When the top–class managers do this (such as Ireland’s Joe Schmidt) the players talk about the mindset this helps to inculcate and the responsibility on them to respond to the resources they have access to. Ireland Captain Rory Best frequently refers to a “player–led environment” where the players acknowledge that bluntly there are no excuses left for anything other than consistent high–performance, week–on–week, match–on–match.
It’s not just in elite sports that managers and leaders aim to get the environment right. Business owners and leaders (this author included) see their role as providing their team with all the best tools and environment to help them do their job. As a result, our current raft of digital leaders quite rightly do their best to give their teams the best hardware, the fastest internet access, the latest monitors and screens, the easiest software and even artisan coffee.
When you include into the mix that these team members also spend 8 or 10 hours every day either designing digital, thinking digital or talking digital the picture is starting to build about the gap between those designing and those experiencing digital products.
Subsequently for the very best of motives, many agencies have inadvertently created digital ivory towers. The dangers of such towers are subtle but very real.
The App looks beautiful on the 90–inch 4k plasma screen on the wall of the agency board room and gets immediate sign–off from the client drinking sparkling water and enjoying expensive sandwiches. However none of its users will ever experience the App in this way.
The website appears bold, confident and clear on the latest 27–inch iMac but when rendered on a 13–inch laptop looks much too big and squeezed into the viewport.
The homepage downloads instantly when loaded on the leased line and gets the immediate approval of all of the stakeholders; meanwhile the smart–phone experience on 3G is terrible and Google is penalizing the site for its slow download on mobile.
The innovative idea, which appears so smart as top executives drink cappuccino and get emotional about brand values around the whiteboard, stinks when users see it.
All of these scenarios remind us that it is more important than ever to GOOB –Get Out Of the Building.
The claim that no good design decisions happen in the building may be a slight exaggeration however when you consider how different the environment of those who design and those who experience digital products, it’s a claim we need to take seriously and mitigate against.

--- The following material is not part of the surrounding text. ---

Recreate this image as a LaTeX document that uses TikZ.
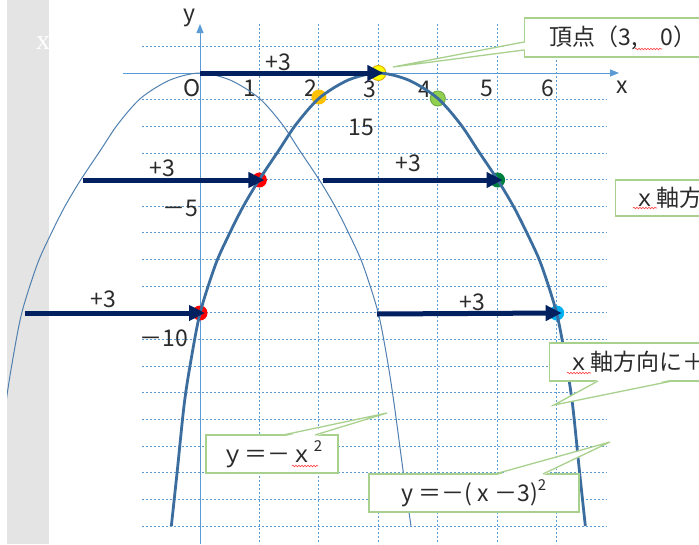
\documentclass[tikz,border=0pt]{standalone}
\usepackage{fontspec}
\setmainfont{Noto Sans CJK JP}
\newfontfamily\serifx{Liberation Serif}
\usetikzlibrary{arrows.meta,decorations.pathmorphing}
\definecolor{gridblue}{HTML}{5B9BD5}
\definecolor{navy}{HTML}{002060}
\definecolor{curveblue}{HTML}{3B6E9E}
\definecolor{thinblue}{HTML}{5080B0}
\definecolor{callgreen}{HTML}{A9D18E}
\definecolor{band}{HTML}{E4E4E4}
\definecolor{txt}{HTML}{2B2B2B}
\begin{document}
\begin{tikzpicture}[x=1pt,y=-1pt,
  gridline/.style={gridblue, dash pattern=on 2pt off 2pt, line width=0.9pt},
  axisline/.style={gridblue, line width=1pt, -{Triangle[length=9pt,width=7pt]}},
  shiftarrow/.style={navy, line width=5pt, -{Triangle[length=16pt,width=15pt]}, shorten >=-5pt},
  lbl/.style={font=\fontsize{23}{23}\selectfont, text=txt, inner sep=0pt},
  dot/.style={circle, minimum size=15pt, inner sep=0pt, line width=1pt},
  callbox/.style={draw=callgreen, fill=white, line width=1.3pt, inner sep=0pt, font=\fontsize{23}{23}\selectfont, text=txt},
  tail/.style={draw=callgreen, line width=1.3pt},
  wavy/.style={red!75, line width=0.6pt, decorate, decoration={snake, amplitude=0.8pt, segment length=3pt}}
]
\clip (0,0) rectangle (699,544);
\fill[white] (0,0) rectangle (699,544);
\fill[band] (7,0) rectangle (49,544);
\node[text=white, font=\fontsize{28}{28}\selectfont\serifx, inner sep=0pt] (wx) at (43,43) {x};

% grid
\draw[gridline] (142,46.35) -- (607,46.35);
\foreach \k in {1,...,17} \draw[gridline] (142,73+26.65*\k) -- (607,73+26.65*\k);
\foreach \i in {1,...,6} \draw[gridline] (200+59.45*\i,24) -- (200+59.45*\i,544);

% axes
\coordinate (xs) at (123,73); \coordinate (xe) at (619,73);
\coordinate (ys) at (200,544); \coordinate (ye) at (200,24);
\draw[axisline] (xs) -- (xe);
\draw[axisline] (ys) -- (ye);

% axis labels
\node[lbl] (ly) at (189,18) {y};
\node[lbl] (lx) at (622,87) {x};
\node[lbl] (lO) at (192,88) {O};
\node[lbl] (l1) at (250,88) {1};
\node[lbl] (l2) at (311,88) {2};
\node[lbl] (l3) at (370,89) {3};
\node[lbl] (l4) at (425,89) {4};
\node[lbl] (l5) at (487,88) {5};
\node[lbl] (l6) at (548,88) {6};
\node[lbl] (l15) at (361,127) {15};
\node[lbl] (lm5) at (180,208) {－5};
\node[lbl] (lm10) at (164,338) {－10};

% y = -x^2 (thin)
\begin{scope}[shift={(200,73)}]
\draw[thinblue, line width=1pt] plot[smooth] coordinates {(-211,453) (-201,397) (-194,330) (-187,285) (-178,239) (-163,192) (-151,165) (-136,135) (-120,108) (-100,78) (-82,51) (-59,25) (-30,7) (0,0) (30,7) (59,25) (82,51) (100,78) (120,108) (136,135) (151,165) (163,192) (178,239) (187,285) (194,330) (203,397) (211,453)};
\end{scope}
\fill[white] (0,0) rectangle (7,544);

% dots
\node[dot, fill={rgb,255:red,255;green,255;blue,0}, draw={rgb,255:red,224;green,176;blue,0}] (P3) at (378.35,73) {};
\node[dot, fill={rgb,255:red,255;green,192;blue,0}] (Pa) at (318.9,97) {};
\node[dot, fill={rgb,255:red,146;green,208;blue,80}, draw={rgb,255:red,112;green,173;blue,71}] (Pb) at (437.8,98.5) {};
\node[dot, fill={rgb,255:red,0;green,128;blue,64}] (Pc) at (497.6,180) {};
\node[dot, fill={rgb,255:red,0;green,176;blue,240}] (Pd) at (556.7,313) {};
\node[dot, fill=red] (Pe) at (259.4,180) {};
\node[dot, fill=red] (Pf) at (200,313) {};

% y = -(x-3)^2 (thick)
\begin{scope}[shift={(378.35,73)}]
\draw[curveblue, line width=2.8pt] plot[smooth] coordinates {(-207,453) (-201,397) (-194,330) (-187,285) (-178,239) (-163,192) (-151,165) (-136,135) (-120,108) (-100,78) (-82,51) (-59,25) (-30,7) (0,0) (30,7) (59,25) (82,51) (100,78) (120,108) (136,135) (151,165) (163,192) (178,239) (187,285) (194,330) (201,397) (207,453)};
\end{scope}

% shift arrows
\coordinate (s1) at (200,73);
\coordinate (s2) at (83,180);
\coordinate (s3) at (323,180);
\coordinate (s4) at (25,313);
\coordinate (s5) at (377,314);
\draw[shiftarrow] (s1) -- (P3.center);
\draw[shiftarrow] (s2) -- (Pe.center);
\draw[shiftarrow] (s3) -- (Pc.center);
\draw[shiftarrow] (s4) -- (Pf.center);
\draw[shiftarrow] (s5) -- (Pd.center);
\node[lbl] (a1) at (278,62) {+3};
\node[lbl] (a2) at (162,168) {+3};
\node[lbl] (a3) at (408,163) {+3};
\node[lbl] (a4) at (103,299) {+3};
\node[lbl] (a5) at (472,302) {+3};

% callouts
\node[callbox, anchor=west, minimum height=39pt, inner xsep=25pt] (b1) at (524,37.5) {頂点（3,　0）};
\coordinate (t1) at (393,67);
\fill[white] (525.5,42.5) -- (t1) -- (525.5,49.5) -- cycle;
\draw[tail] (524,42) -- (t1) -- (524,50);

\node[callbox, anchor=west, minimum height=36pt, inner xsep=18pt] (b2) at (615,198) {ｘ軸方向に＋３};

\node[callbox, anchor=west, minimum height=38pt, inner xsep=18pt] (b3) at (549,362) {ｘ軸方向に＋３};
\coordinate (t3) at (554,405);
\fill[white] (598.5,379.5) -- (t3) -- (671.5,379.5) -- cycle;
\draw[tail] (598,381) -- (t3) -- (672,381);

\node[callbox, minimum width=132pt, minimum height=38pt] (b4) at (272,454) {ｙ＝－ｘ\raisebox{0.5em}{\fontsize{15}{15}\selectfont 2}};
\coordinate (t4) at (387,413);
\fill[white] (283.5,436.5) -- (t4) -- (314.5,436.5) -- cycle;
\draw[tail] (283,435) -- (t4) -- (315,435);

\node[callbox, minimum width=210pt, minimum height=38pt] (b5) at (474,493) {y ＝－( x －3)\raisebox{0.5em}{\fontsize{15}{15}\selectfont 2}};
\coordinate (t5) at (610,442);
\fill[white] (495.5,475.5) -- (t5) -- (542.5,475.5) -- cycle;
\draw[tail] (495,474) -- (t5) -- (543,474);

% spell-check underlines
\draw[wavy] (635,49) -- (662,49);
\draw[wavy] (633,208) -- (657,208);
\draw[wavy] (567,373) -- (591,373);
\draw[wavy] (292,466) -- (318,466);
\end{tikzpicture}
\end{document}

The first step on this road is acknowledging the gap; the second step is the designer getting their hands dirty in the real world, with users, on their older devices, slower connections, smaller monitors, and – heaven forbid – cheaper coffee. A daily mantra of starting each morning with the company song “We are not our users” sung ten times might help to reinforce this.
Joe Schmidt invests his time seeking to create a player–led environment; digital leaders must ensure their project processes compel their teams to create a user–led environment.